Nothing being wrong with being "left wing" and "right wing" at the same time. Unless things are more different than I realise that side of the pond, the "wings" really refer to forms of government - primarily economics.

I guess that traditionally people toward the right in the forms of government that they like have been non-environmentalist and pro-abortion and those to the left the opposite... but I don't see any reason that this has to be, and I don't see too many reasons not to be environmentalist and anti-abortion (although you might have to view ecology as something magical and sacred rather than an evolved system to merge these views).

But that's fairly obvious I guess.

Anonymous said...

Hi there. My name is Brian Falb and I'm a graduate student in communication at DePaul University. I'm also applying for my PhD in political science beginning next fall.

This term, I'm taking a course in quantitative research methods and my chosen research topic is political bloggers and their goals/intentions, processes, inspirations, etc.
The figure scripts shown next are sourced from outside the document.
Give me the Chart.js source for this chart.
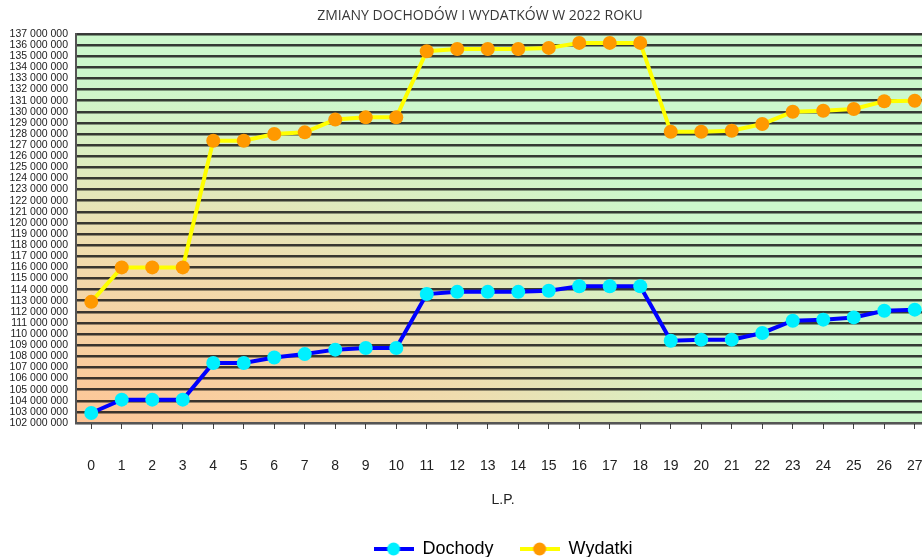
<!DOCTYPE html>
<html>
<head>
<meta charset="utf-8">
<script src="https://cdn.jsdelivr.net/npm/chart.js@4.4.1/dist/chart.umd.min.js"></script>
<style>
  html, body { margin: 0; padding: 0; background: #fff; overflow: hidden; }
  #wrap { width: 960px; height: 557px; }
</style>
</head>
<body>
<div id="wrap"><canvas id="chartZmiany" width="960" height="557"></canvas></div>
<script>
const lp = ['0','1','2','3','4','5','6','7','8','9','10','11','12','13','14','15','16','17','18','19','20','21','22','23','24','25','26','27'];

const dochody = [
  102900000, 104100000, 104100000, 104100000, 107400000, 107400000, 107900000, 108200000,
  108600000, 108750000, 108750000, 113600000, 113800000, 113800000, 113800000, 113900000,
  114300000, 114300000, 114300000, 109400000, 109500000, 109500000, 110100000, 111200000,
  111300000, 111500000, 112100000, 112200000
];

const wydatki = [
  112900000, 116000000, 116000000, 116000000, 127400000, 127400000, 128000000, 128150000,
  129300000, 129500000, 129500000, 135450000, 135650000, 135650000, 135650000, 135750000,
  136200000, 136200000, 136200000, 128200000, 128200000, 128300000, 128900000, 130000000,
  130100000, 130250000, 130950000, 131000000
];

const yMin = 102000000;
const yMax = 137000000;

function fmt(v) {
  return String(v).replace(/\B(?=(\d{3})+(?!\d))/g, ' ');
}

// legend marker: line + dot
function marker(lineColor, dotColor) {
  const c = document.createElement('canvas');
  c.width = 40; c.height = 16;
  const g = c.getContext('2d');
  g.strokeStyle = lineColor;
  g.lineWidth = 4;
  g.beginPath(); g.moveTo(0, 8); g.lineTo(40, 8); g.stroke();
  g.fillStyle = dotColor;
  g.beginPath(); g.arc(20, 8, 6.5, 0, Math.PI * 2); g.fill();
  return c;
}

const tlo = {
  id: 'tlo',
  beforeDraw(chart) {
    const { ctx, chartArea: a } = chart;
    const w = a.right - a.left, h = a.bottom - a.top;
    ctx.save();
    ctx.beginPath();
    ctx.rect(a.left, a.top, w, h);
    ctx.clip();
    ctx.translate(a.left, a.bottom);
    ctx.scale(w / h, 1);
    const gr = ctx.createRadialGradient(0, 0, 0, 0, 0, h);
    gr.addColorStop(0, '#fec596');
    gr.addColorStop(0.45, '#f0dcae');
    gr.addColorStop(0.68, '#dcedc0');
    gr.addColorStop(0.9, '#ccf8cc');
    gr.addColorStop(1, '#ccf8cc');
    ctx.fillStyle = gr;
    ctx.fillRect(0, -h, h * 1.5, h);
    ctx.restore();
  }
};

const ctx = document.getElementById('chartZmiany');

new Chart(ctx, {
  type: 'line',
  data: {
    labels: lp,
    datasets: [{
      label: 'Dochody',
      data: dochody,
      borderColor: '#0000ff',
      borderWidth: 4,
      pointBackgroundColor: '#00f0ff',
      pointBorderWidth: 0,
      pointRadius: 7,
      tension: 0
    }, {
      label: 'Wydatki',
      data: wydatki,
      borderColor: '#ffff00',
      borderWidth: 4,
      pointBackgroundColor: '#ff9900',
      pointBorderWidth: 0,
      pointRadius: 7,
      tension: 0
    }]
  },
  plugins: [tlo],
  options: {
    responsive: false,
    animation: false,
    layout: { padding: { left: 0, right: 0, top: 0, bottom: -11 } },
    elements: { point: { pointStyle: 'circle' } },
    plugins: {
      title: {
        display: true,
        text: 'ZMIANY DOCHODÓW I WYDATKÓW W 2022 ROKU',
        color: '#383838',
        font: { family: 'Open Sans', size: 14, weight: 'normal' },
        padding: { top: 7.6, bottom: 9.6 }
      },
      legend: {
        position: 'bottom',
        fullSize: false,
        labels: {
          color: '#222',
          font: { family: 'Liberation Sans', size: 18 },
          usePointStyle: true,
          pointStyleWidth: 40,
          padding: 26,
          generateLabels(chart) {
            return [
              { text: 'Dochody', pointStyle: marker('#0000ff', '#00f0ff'), fillStyle: '#00f0ff', strokeStyle: '#0000ff', lineWidth: 0, datasetIndex: 0 },
              { text: 'Wydatki', pointStyle: marker('#ffff00', '#ff9900'), fillStyle: '#ff9900', strokeStyle: '#ffff00', lineWidth: 0, datasetIndex: 1 }
            ];
          }
        }
      },
      tooltip: { enabled: false }
    },
    scales: {
      x: {
        offset: true,
        afterFit(scale) { scale.height = 91; },
        grid: { drawOnChartArea: false, color: '#444', tickLength: 6, lineWidth: 1 },
        border: { display: true, color: '#555', width: 2 },
        ticks: {
          color: '#222',
          font: { family: 'Liberation Sans', size: 14 },
          padding: 29,
          maxRotation: 0,
          autoSkip: false
        },
        title: {
          display: true,
          text: 'L.P.',
          color: '#222',
          font: { family: 'Liberation Sans', size: 14 },
          padding: { top: 0, bottom: 5.6 }
        }
      },
      y: {
        min: yMin,
        max: yMax,
        afterFit(scale) { scale.width = 76; },
        grid: { color: 'rgba(25,25,25,0.85)', lineWidth: 2.5, drawTicks: false },
        border: { display: true, color: '#555', width: 2 },
        ticks: {
          stepSize: 1000000,
          autoSkip: false,
          color: '#222',
          padding: 8,
          font: { family: 'Liberation Sans', size: 10.5 },
          callback: function(value) { return fmt(value); }
        }
      },
      // empty right axis: only reserves the space past the window edge
      y2: {
        position: 'right',
        min: yMin,
        max: yMax,
        afterFit(scale) { scale.width = 30; },
        grid: { display: false },
        border: { display: false },
        ticks: { display: false }
      }
    }
  }
});
</script>
</body>
</html>
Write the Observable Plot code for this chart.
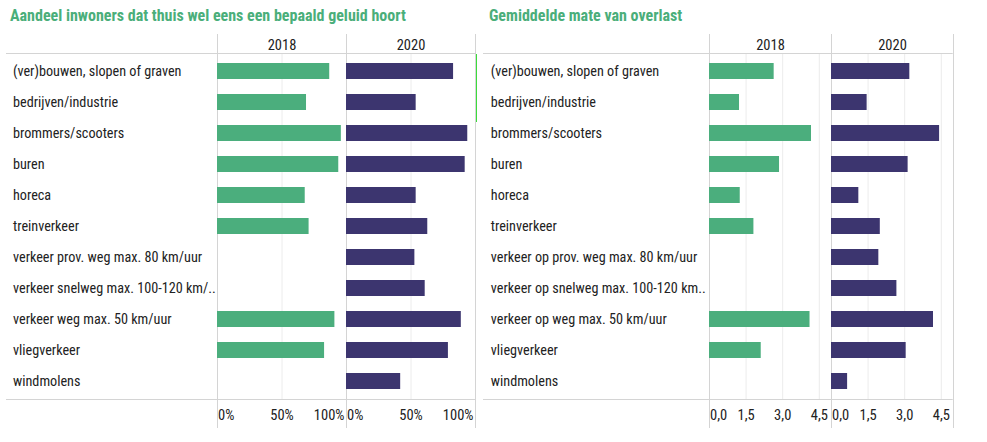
<!DOCTYPE html>
<html><head><meta charset="utf-8">
<script src="https://cdn.jsdelivr.net/npm/d3@7"></script>
<script src="https://cdn.jsdelivr.net/npm/@observablehq/plot@0.6"></script>
<style>
body{margin:0;background:#fff;font-family:"Roboto Condensed",Roboto,sans-serif;}
#wrap{position:relative;width:987px;height:442px;overflow:hidden;background:#fff}
.title{position:absolute;top:6px;font-weight:700;font-size:16px;color:#4aae7a;white-space:nowrap}
.chart{position:absolute;top:28px}
</style></head><body>
<div id="wrap">
<div class="title" style="left:10px">Aandeel inwoners dat thuis wel eens een bepaald geluid hoort</div>
<div class="title" style="left:489px">Gemiddelde mate van overlast</div>
<div id="c1" class="chart" style="left:0"></div>
<div id="c2" class="chart" style="left:480px"></div>
<div style="position:absolute;left:476px;top:54px;width:1px;height:68px;background:#3bdc3b"></div>
</div>
<script>
const years = ["2018", "2020"];
const shareCategories = ["(ver)bouwen, slopen of graven","bedrijven/industrie","brommers/scooters","buren","horeca","treinverkeer","verkeer prov. weg max. 80 km/uur","verkeer snelweg max. 100-120 km/..","verkeer weg max. 50 km/uur","vliegverkeer","windmolens"];
const share2018 = [0.87, 0.69, 0.96, 0.94, 0.68, 0.71, null, null, 0.91, 0.83, null];
const share2020 = [0.83, 0.54, 0.94, 0.92, 0.54, 0.63, 0.53, 0.61, 0.89, 0.79, 0.42];
const shareTicks = [0, 0.5, 1];
const nuisanceCategories = ["(ver)bouwen, slopen of graven","bedrijven/industrie","brommers/scooters","buren","horeca","treinverkeer","verkeer op prov. weg max. 80 km/uur","verkeer op snelweg max. 100-120 km..","verkeer op weg max. 50 km/uur","vliegverkeer","windmolens"];
const nuisance2018 = [2.65, 1.23, 4.18, 2.87, 1.26, 1.82, null, null, 4.12, 2.12, null];
const nuisance2020 = [3.21, 1.46, 4.43, 3.14, 1.12, 2.00, 1.94, 2.68, 4.18, 3.06, 0.66];
const nuisanceTicks = [0, 1.5, 3, 4.5];
const yearColors = ["#4bae7d", "#3c356f"];

function rows(cats, a, b) {
  const out = [];
  cats.forEach((c, i) => {
    if (a[i] != null) out.push({cat: c, year: years[0], v: a[i]});
    if (b[i] != null) out.push({cat: c, year: years[1], v: b[i]});
  });
  return out;
}

const FONT = '"Roboto Condensed", Roboto, sans-serif';
const FS = 14.5;
const LFS = 14.2;

function chart({cats, data, domain, ticks, fmt, width, marginLeft, marginRight, labelDx, lineStart}) {
  const mt = 25, mb = 30, h = 401;
  const startT = ticks.filter(t => t === domain[0]);
  const endT = ticks.filter(t => t === domain[1]);
  const midT = ticks.filter(t => t !== domain[0] && t !== domain[1]);
  const axisOpts = {tickSize: 0, tickPadding: 10, tickFormat: fmt, label: null, fontSize: FS, fill: "#222"};
  const p = Plot.plot({
    width, height: h, marginLeft, marginRight, marginTop: mt, marginBottom: mb,
    style: {fontFamily: FONT, fontSize: FS + "px", color: "#222", background: "transparent"},
    fx: {domain: years, padding: 0, label: null},
    x: {domain, label: null},
    y: {domain: cats, paddingInner: 0.5, paddingOuter: 0.25, label: null},
    color: {domain: years, range: yearColors},
    marks: [
      Plot.gridX(midT, {stroke: "#ececec", strokeOpacity: 1}),
      Plot.ruleX(domain, {stroke: "#d4d4d4", insetTop: -(mt - 6), insetBottom: -(mb - 1)}),
      Plot.barX(data, {fx: "year", y: "cat", x: "v", fill: "year"}),
      Plot.axisFx({anchor: "top", tickSize: 0, tickPadding: 4, label: null, fontSize: FS, fill: "#222"}),
      Plot.axisY({tickSize: 0, tickPadding: 0, textAnchor: "start", dx: labelDx, label: null, fontSize: LFS, fill: "#222"}),
      Plot.axisX(startT, {...axisOpts, textAnchor: "start", dx: 0.5}),
      Plot.axisX(midT, {...axisOpts, textAnchor: "middle"}),
      Plot.axisX(endT, {...axisOpts, textAnchor: "end", dx: -2})
    ]
  });
  const svg = d3.select(p);
  [mt, h - mb].forEach(y => {
    svg.append("line").attr("x1", lineStart).attr("x2", width - marginRight)
      .attr("y1", y + 0.5).attr("y2", y + 0.5).attr("stroke", "#d4d4d4");
  });
  return p;
}

document.getElementById("c1").appendChild(chart({
  cats: shareCategories, data: rows(shareCategories, share2018, share2020),
  domain: [0, 1], ticks: shareTicks, fmt: d3.format(".0%"),
  width: 480, marginLeft: 216.5, marginRight: 5, labelDx: -204.5, lineStart: 6
}));
document.getElementById("c2").appendChild(chart({
  cats: nuisanceCategories, data: rows(nuisanceCategories, nuisance2018, nuisance2020),
  domain: [0, 5], ticks: nuisanceTicks, fmt: d => d.toFixed(1).replace(".", ","),
  width: 478, marginLeft: 228.7, marginRight: 5.3, labelDx: -218.7, lineStart: 3
}));
</script>
</body></html>
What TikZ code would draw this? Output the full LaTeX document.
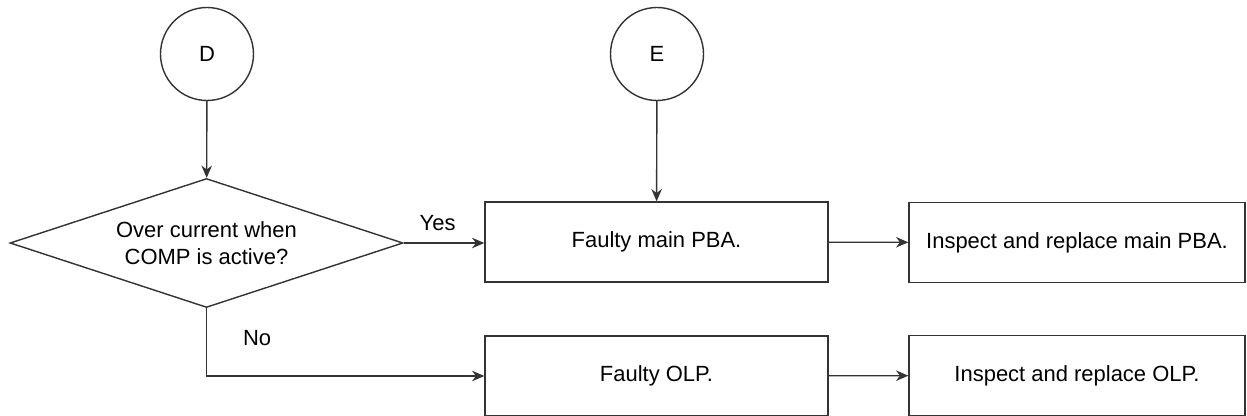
\documentclass[tikz,border=0pt]{standalone}
\usepackage{fontspec}
\setmainfont{Liberation Sans}
\usetikzlibrary{shapes.geometric,arrows.meta}

\begin{document}
\begin{tikzpicture}[x=1cm,y=1cm,>={Stealth[length=7pt,width=6pt]},line width=0.8pt,draw=black!80,font=\fontsize{12.5}{15}\selectfont]
  \tikzstyle{conn}=[draw, circle, minimum size=1.86cm, inner sep=0pt]
  \tikzstyle{decide}=[draw, diamond, aspect=3, inner sep=0pt, minimum width=7.86cm, minimum height=2.58cm, align=center]
  \tikzstyle{box}=[draw, minimum width=6.86cm, minimum height=1.6cm, inner sep=0pt]
  \tikzstyle{act}=[draw, minimum width=6.72cm, minimum height=1.6cm, inner sep=0pt]

  \useasboundingbox (0,0) rectangle (24.94,-8.32);

  \node[conn] (d) at (4.14,-1.08) {D};
  \node[conn] (e) at (13.14,-1.08) {E};

  \node[decide] (overcur) at (4.13,-4.86) {Over current when\\COMP is active?};

  \node[box] (mainpba) at (13.13,-4.84) {Faulty main PBA.};
  \node[act] (fixpba) at (21.54,-4.85) {Inspect and replace main PBA.};
  \node[box] (olp) at (13.13,-7.52) {Faulty OLP.};
  \node[act] (fixolp) at (21.54,-7.51) {Inspect and replace OLP.};

  \draw[->] (d) -- (overcur);
  \draw[->] (e) -- (mainpba);
  \draw[->] (overcur.east) -- node[above=3pt, pos=0.42] {Yes} (overcur.east -| mainpba.west);
  \draw[->] (overcur.south) |- node[pos=0.22, right=0.6cm] {No} (olp.west);
  \draw[->] (mainpba) -- (fixpba);
  \draw[->] (olp) -- (fixolp);
\end{tikzpicture}
\end{document}
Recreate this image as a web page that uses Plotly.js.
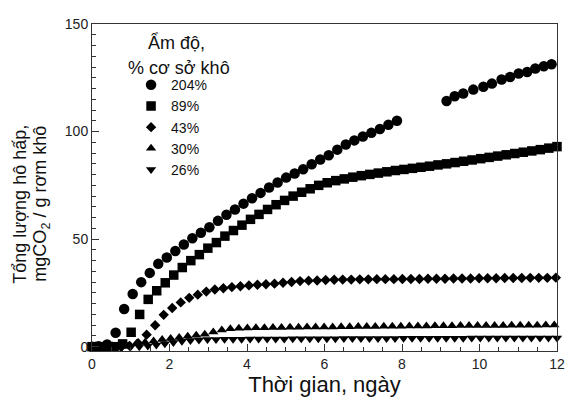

I'm focusing on blogs NOT associated with a traditional media source or with an organization/politician/party. This way, I can examine why every day Americans initiate, participate, contribute, and comment on political blogs.

I would love to interview you to talk about your opinions and views about the role of the political blog in contemporary political discourse. If you know of others that would be willing to take part in my study, I'd appreciate that information as well. Answering my questions shouldn't take more than a few minutes.

Please feel free to contact me at BrianRF@gmail.com if you're at all interested. Thanks very much!

Best,

Brian

Anonymous said...

Regarding, having kids and money and gadgets and vacations,what then? Then, raising your kids, and watching them grow, gives maximal fulfillment. Everything else pales, permanently.